İnsanın sıfatları üzerinden Hakk’ın sıfatlarını değerlendirmenin sakıncalarını anlatan bu bölümden sonra Hazret konuyu daha da açıyor: “Sana ulaşan isim ve sıfatları izhar etmekten maksat ilk olarak şudur ki; ilahi kerem ve ezeli lütuf, insanoğlunun istidadına, o sıfatları kabul hususunda birazcık nasip vermiş ve daha sonra isimlerin giysisinde sıfatları tecelli etmiştir ki herkes kendi istidadı ölçüsünce o sıfatlardan nasibi olanı anlasın. İkinci olarak kulu edeplendirmek ve eğitmek içindir ki Hak Teâlâ için kendi nefsinden isim ve sıfat uydurmasın; aksine O’nun kendisini adlandırdığı isimle adlandırsın ve kendisini sıfatlandırdığı sıfatla sıfatlandırsın.”
İsim ve sıfatların varlığına dair yapılan tespitten sonra geldiğim noktada Tevhid ilminin ne olduğu meselesiydi.
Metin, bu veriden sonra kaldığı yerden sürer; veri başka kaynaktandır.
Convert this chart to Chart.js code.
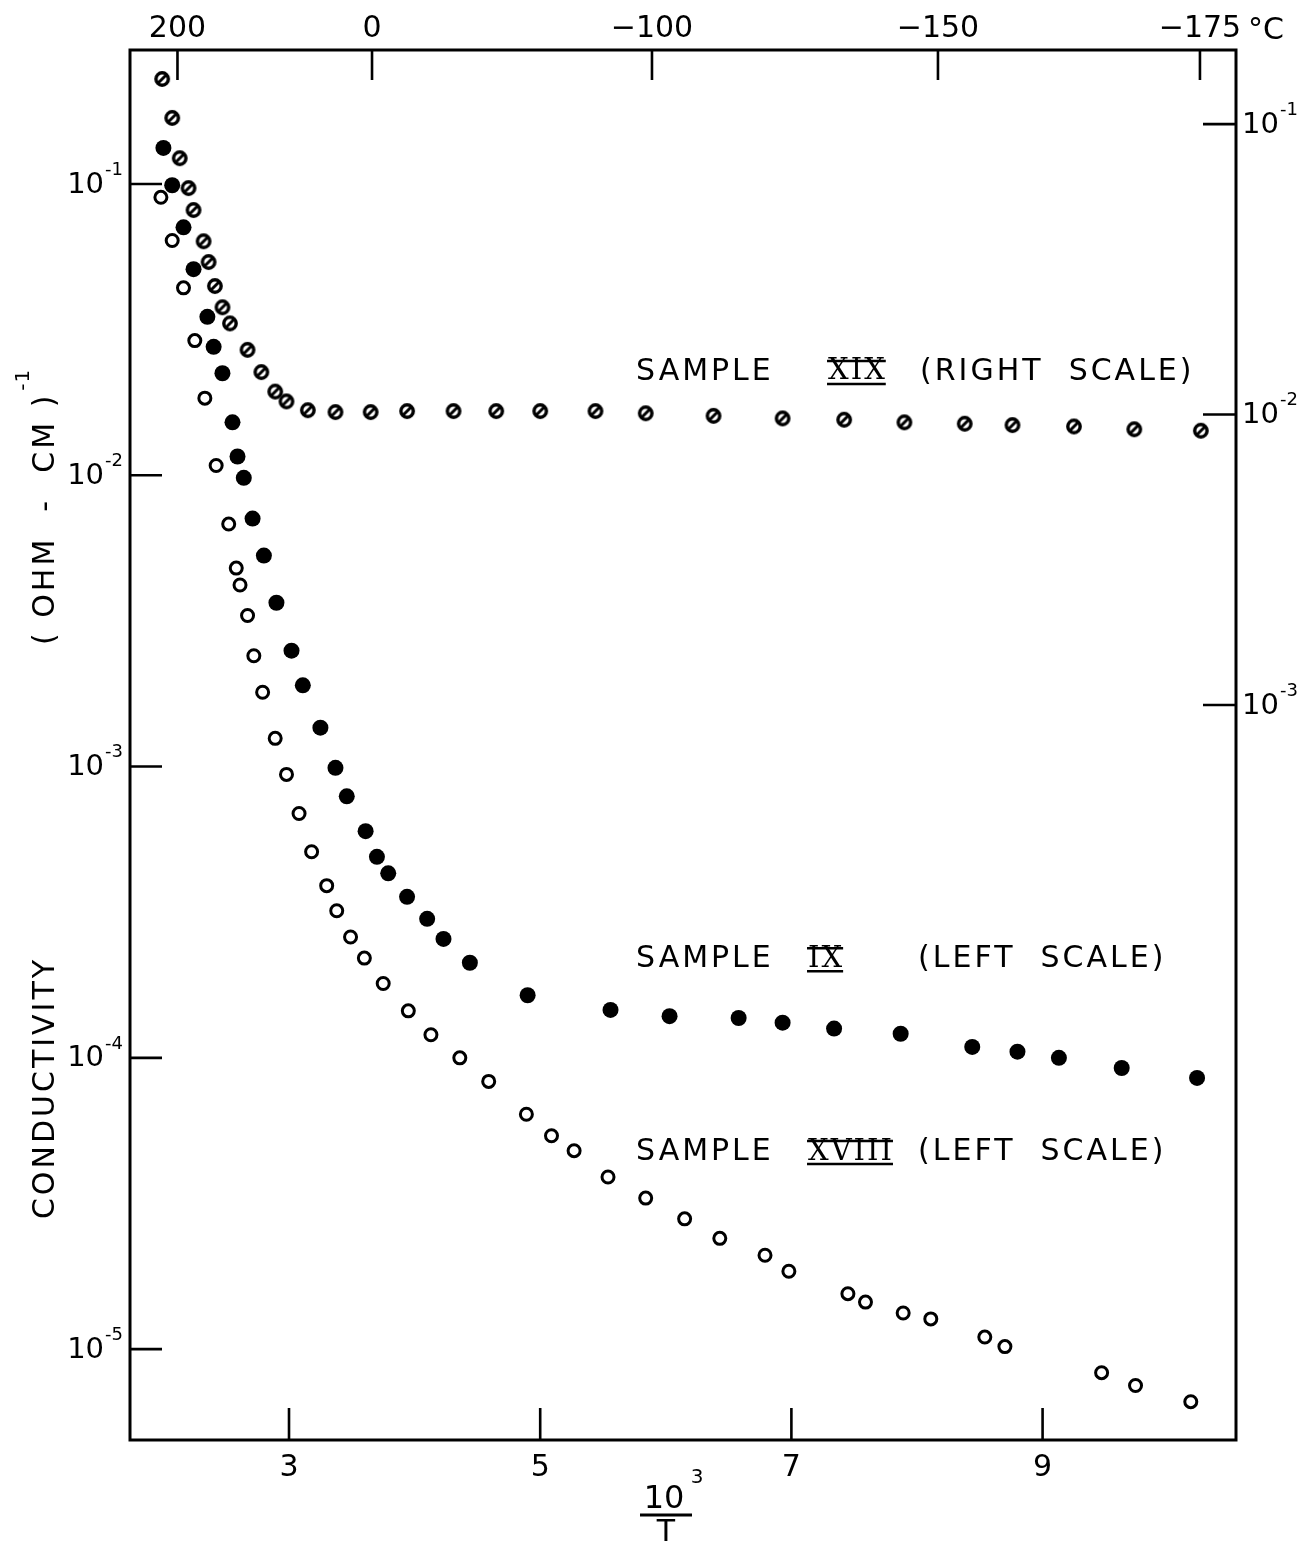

Her mecliste Tevhid’in önemine dair vurgulamalarla karşılaşıyor ancak ciddiyetine varmakta sorun yaşıyordum. “Tevhide ulaşmak zordur ama kolayı vardır.” demişti hocam, ona sorunca. “Nedir deyince”, İmam-ı Şibli’den iktibasla, “Kim ona ulaştığını sanırsa, hâsılı yoktur; kim ona yakın olduğunu sanırsa, uzaktır; kim bulduğunu sanırsa, kaybetmiştir. Sizin akıllarınıza ve vehimlerinize gelen en ince manalardan ve idraklerden münezzehtir. Zira bunların hepsi, sizin zannınız ve mahsulünüzdür. Sizin gibi yaratılmış ve üretilmiştir.” demişti ve “Sende bu ölçüyü göz önünde bulundur ve zaman içinde varacağın noktalarda takınman gereken tavrı bil.” diye eklemişti.
İşte sınırlandırma yapılacak ise böyle yapılacaktı. Orhan Pamuk’un Kar kitabındaki karakterlerden sanıyorum Kemal, Kars’ta bir otel odasının penceresinden yağan karı izlerken için eriyor ve şunu düşünüyordu: “Karın yağışında Allah’ı görüyorum.”
Fakat gördüğü şey yalnızca bir idrak patlamasıydı. İdrak ettiği şeyin O olduğunu sanması ve orada takılı kalması yanılgıdan ibaret olurdu. Çünkü “Daha ilerisine varamadığın şey, senin anlayışının sonudur, Allah değil.”